August 2008


Bitten off too much?

Image of Cat Tails QuiltSo after the bomb that was the Superman Museum, I popped over to the National Quilt Museum, which was fantastic.

If any of you are ever near Paducah, Kentucky, I highly recommend taking the detour, forking over the $8, and exploring the museum. It’s incredible. There must have been 100 large quilts on display covering a wide variety of topics and a wide variety of styles.

It was terrific fun, and I learned that when it comes to quilts, I’m a big fan of country scenes, animals frolicking, or abstract geometric designs and I’m enchanted—mesmerized and lost to the world. I didn’t actually care for any of the quilts with people-imagery.

After disengaging myself from the exhibits, I wandered into the gift shop where I bought one greeting card ($2, with quilting on the front, what a bargain!), and something which is bound to become the bane of my existence this fall season.
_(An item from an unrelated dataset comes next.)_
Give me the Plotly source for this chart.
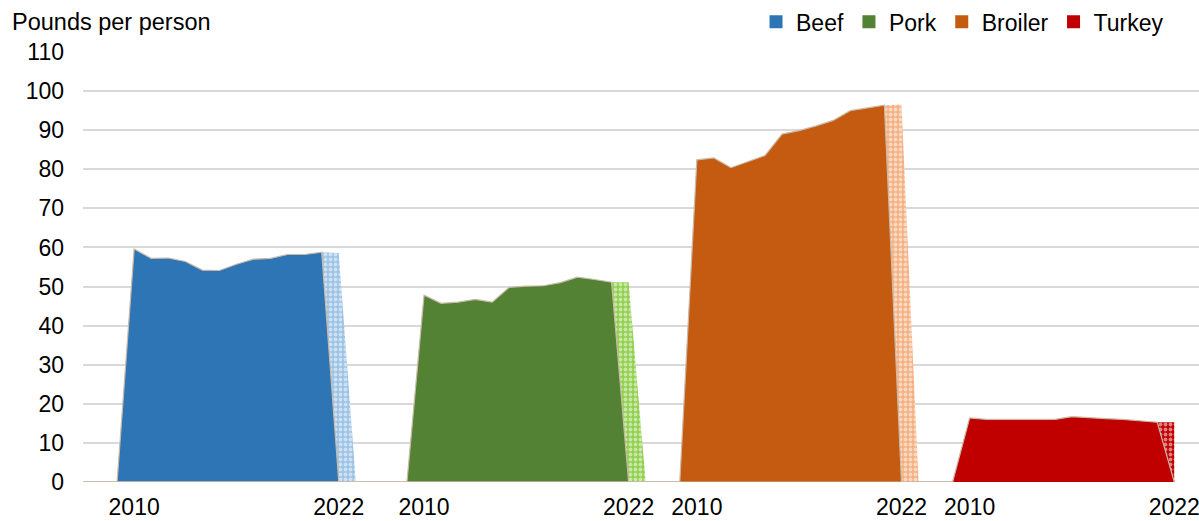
import plotly.graph_objects as go

# ---- data ----
years = list(range(2010, 2023))  # 2010..2022 (2022 = forecast)
beef =    [59.6, 57.2, 57.3, 56.4, 54.2, 54.1, 55.7, 57.0, 57.2, 58.2, 58.2, 58.8, 58.6]
pork =    [47.8, 45.7, 46.0, 46.7, 46.0, 49.8, 50.1, 50.2, 51.0, 52.4, 51.8, 51.1, 51.1]
broiler = [82.4, 82.9, 80.4, 81.9, 83.5, 89.0, 89.9, 91.1, 92.5, 95.0, 95.7, 96.4, 96.6]
turkey =  [16.4, 16.0, 16.0, 16.0, 15.9, 16.0, 16.7, 16.4, 16.2, 16.0, 15.7, 15.3, 15.3]
tick_labels = ["2010", "2022"]

names = ["Beef", "Pork", "Broiler", "Turkey"]
series = [beef, pork, broiler, turkey]
solid_colors = ["#2E75B6", "#548235", "#C55A11", "#C00000"]
pattern_bg = ["#9DC3E6", "#92D050", "#F4B183", "#C00000"]

# category layout (positions of 2010 for each block on the category axis)
block_start = [3, 20, 36, 52]
n_cat = 65

fig = go.Figure()
tickvals, ticktext = [], []
for name, vals, c, pbg, s0 in zip(names, series, solid_colors, pattern_bg, block_start):
    # full-length category arrays, zero outside the block (Excel style)
    solid = [0.0] * n_cat
    patt = [0.0] * n_cat
    for i, v in enumerate(vals[:-1]):
        solid[s0 + i] = v
    patt[s0 + len(vals) - 2] = vals[-2]
    patt[s0 + len(vals) - 1] = vals[-1]
    xs = list(range(n_cat))
    fig.add_trace(go.Scatter(
        x=xs, y=patt, mode="lines", fill="tozeroy",
        line=dict(width=0, color=pbg),
        fillcolor=pbg,
        fillpattern=dict(shape=".", fgcolor="white", bgcolor=pbg, size=5, solidity=0.45),
        showlegend=False, hoverinfo="skip"))
    fig.add_trace(go.Scatter(
        x=xs, y=solid, mode="lines", fill="tozeroy",
        line=dict(width=1.2, color="#C9B9A6"),
        fillcolor=c, showlegend=False, name=name))
    tickvals += [s0, s0 + len(vals) - 1]
    ticktext += [tick_labels[0], tick_labels[1]]

# legend entries
for name, c in zip(names, solid_colors):
    fig.add_trace(go.Scatter(x=[None], y=[None], mode="markers", name=name,
                             marker=dict(symbol="square", size=13, color=c)))

fig.update_layout(
    width=1199, height=521,
    margin=dict(l=83, r=0, t=52, b=39, autoexpand=False),
    paper_bgcolor="white", plot_bgcolor="white",
    font=dict(family="Liberation Sans, Arial, sans-serif", size=23, color="#000000"),
    legend=dict(orientation="h", xref="container", yref="container",
                x=0.975, xanchor="right", y=0.958, yanchor="middle",
                font=dict(size=23), itemwidth=30, tracegroupgap=0,
                bgcolor="rgba(0,0,0,0)"),
    showlegend=True,
    annotations=[dict(text="Pounds per person", xref="paper", yref="paper",
                      x=-0.0654, y=1.07, xanchor="left", yanchor="middle",
                      showarrow=False, font=dict(size=23.5))],
)
fig.update_xaxes(range=[0, 65.45], tickvals=tickvals, ticktext=ticktext,
                 showgrid=False, zeroline=False, showline=False, automargin=False,
                 ticks="", ticklabelstandoff=9, ticklabeloverflow="allow",
                 tickfont=dict(size=23))
fig.update_yaxes(range=[0, 110], dtick=10, showgrid=True, gridcolor="#D9D9D9",
                 gridwidth=2, zeroline=False, showline=False, ticks="", automargin=False,
                 ticklabelstandoff=18, tickfont=dict(size=23))

fig.write_html("out.html")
I’m actually a little embarrassed to admit it, but since I’m a queer male it is probably somewhat self explanatory.

I bought the Cat Tails Wallhanging Quilt Kit.

For $16.95, plus tax, I now have a kit that includes all fabrics, woolfelt, patterns, batting, buttons, beads, embroidery floss, and illustrated instructions needed to complete the quilt. It’s finished size is approximately 13” by 15” (33 cm by 38 cm), presuming, of course, I get that far.

The last time I tried sewing anything beyond buttons was, drum roll please, seventh grade home economics at Smiley Middle School in Denver, Colorado.

That year we had the “wheel” program, where every 12 weeks we would cycle from one set of absurd electives to another as we explored our interests and what electives we would take in eight grade and on into high school. Home Economics was one of the 12 weeks, and we spent 6 weeks in the kitchen and six weeks at the sewing machine—every boy and girl in the seventh grade.

I didn’t care for home economics—I already knew how to cook so I didn’t really learn anything new, and when it came time for sewing, well I didn’t have an eye for that kind of detail. I’m detail oriented when it comes to writing, but trying to poke the needle through in the right spot was tedious and boring.

The same could be said for my interest in shop class (another one of the 12 weeks), where we spent six weeks learning how to draft and six weeks in wood shop, where we were supposed to make, among other things, a large paper clip holder with a wooden base. The shop teacher told us we only got one metal rod to bend into shape and that if we broke it we weren’t getting another. As the class fag, I broke mine, but I was saved by the ignorant substitute teacher who happily handed me another metal rod to bend into shape.

I didn’t open the Cat Tails kit whilst in the States, waiting instead for my return to Weimar, where I had envisioned it as a fall winter project that I could work on for fun.

Now I’m not so certain.

I opened the package Sunday night and sat down to read the directions. I need a sharper, better, pair of scissors—not a problem. Measuring and cutting stuff, not a problem. I think I can even get most of it put together, but then I get to the quilting stage. I need a “quilting hoop” or a “small quilting frame”. I have no idea where to buy such an item.

For now though I will start the project, once I get the sharp scissors.

As well as needle and thread.

Now where do I buy that in Weimar?

7 comments to Bitten off too much?

  • disenchanted

    Damn! Too bad you didn’t open that at my house. I am sure I have one of those hoopie things around here from when I used to do cross stitch (a relic of Girl Scouts and living among country hicks in Ohio).

  • Reko

    I think that it would have been fascinating had the Queer Expatriate ended up as a shop teacher. I’d love to see Adam directing a group of guys in operating a lathe.

  • Ed

    My sister quilts and attends the quilt show in Bloomington every year. This year she dragged me with her and I learned more than I ever cared to know about quilts. There are sewing centers every where. Anyplace they sell sewing machines or thread should have quilting supplies.

  • cocpc

    My wife quilted (in States) for years and did NOT require a hoop or frame until major major projects, as king sized bed spreads. Helps but is NOT necessary.

  • @disenchanted: Oh well… next time I know to think more dynamically. But of course had I read the directions there, it probably would have become a christmas present.

    @Reko: You have the oddest fantasies.

    @Ed: I just need to find one. I actually think I know where one is located… Now I need the vocabulary.

    @cocpc: Thanks for the tip. I’ll try the quilting stage without a frame when I get there. Of course, I have to get there.

  • Jul

    Can you hear me pointing and laughing at you?

  • koko

    i want to make a quilt but don’t have much time.